Funny you should mention Lincoln. He might have been born poor, but he became a lawyer before he became a president. He may not have had as much money as some other guys, but I don't think you could rightly say that he was poor. I used to have a quote by Lincoln, but it seems to have gotten lost when my old computer died. I thought I had made a hard copy, but I can't find it now. I'll have to put it on my things to look up on a rainy day list. The gist of it was the fact that some people are rich proves that others may become rich. The inequality of wealth is what inspires people to work harder to get some of it for themselves. The part I remember is: "Let not him who is houseless pull down the house of another, rather let him strive diligently to build one of his own, proving by example that his too will be safe from violence when built." Of course that's easier said than done, but so are a lot of other things.

You made a good point about tax money being everybody's money. If you raise taxes to help the poor, or for any other purpose, the liberals as well as the conservatives have to pay their fair share, so I will concede that liberals are just as generous with their own money as they are with other people's money. I still say that just giving money away will not solve anything, there needs to be some kind of plan that insures the money is being used effectively. You know, "Give a man a fish......."

When the constitution was written, the various Indian tribes were considered to be sovereign nations under the law, and Indians were not considered to be U.S. citizens. That was changed by the Indian Removal Act of 1830. Any Indians who wanted to retain their sovereign nation status had to give up their land east of the Mississippi and relocate to Indian Territory, which later became the state of Oklahoma. Any Indians that elected to stay in the East lost their legal status as Indians and were supposed to eventually become U.S. citizens. That policy played out differently in some states, with most Indians being encouraged to head west at gunpoint. In Michigan, however, most of the Indians elected to stay put and nobody made them leave. Many of them got screwed out of their land by one crooked dealing or another, but they didn't leave the state, and their descendants are still here.

The Indian Reconstruction Act of 1934 provided a means for the re-establishment of tribes as sovereign nations, sort of. It wasn't automatic, there was a long bureaucratic process involved, and some tribes are still trying to get federal recognition. The members of federally recognized tribes hold a dual citizenship, they are U.S. citizens and also citizens of what the government calls "sovereign dependent internal nations". Calling them "sovereign" is a bit of a stretch, it would be more accurate to call them "autonomous", but that's the government for you. These reconstituted tribes, usually called "bands", elect their own government, and they also get to vote in the regular elections. The tribal government themselves determine the criteria for membership. If they say you're an Indian, then you're an Indian. The Sault Band has a copy of an Indian census that was taken in the late 1800s. If you can trace your ancestry to someone listed in that census, they will enroll you as a member of the tribe. There are some Indians who can't find any of their ancestors listed in the old census. Nobody denies that they are ethnic Indians, they just don't have the legal status of tribal members.
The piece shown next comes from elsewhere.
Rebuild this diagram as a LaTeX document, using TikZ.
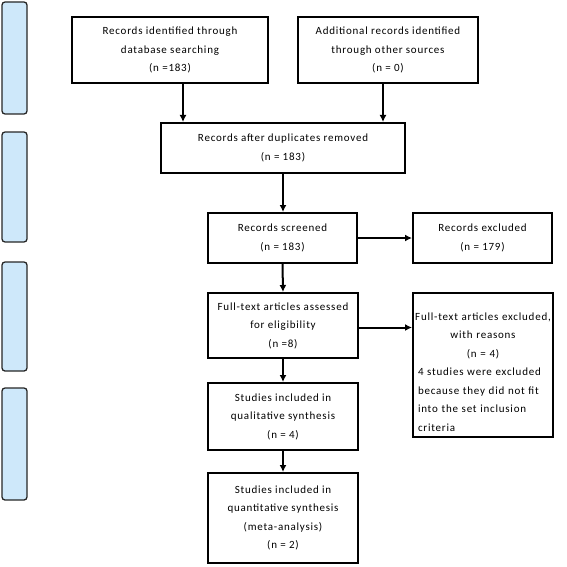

Why any of these Indians, tribal and otherwise, would deny their Indianship to the modern census takers while proudly proclaiming it to anybody else who will listen, is a mystery to me. I know you don't care about it, but I do. I will try not to bore you with it anymore unless I find credible proof that these guys make up substantially more than 4% of our local population. Then I will certainly say "I told you so!" because that's what Beaglesonians do.

Where is it written that you have to like gays to be a real American? It's not in the Bible or the Constitution, so I think it's just something that your ilk made up to aggravate my ilk.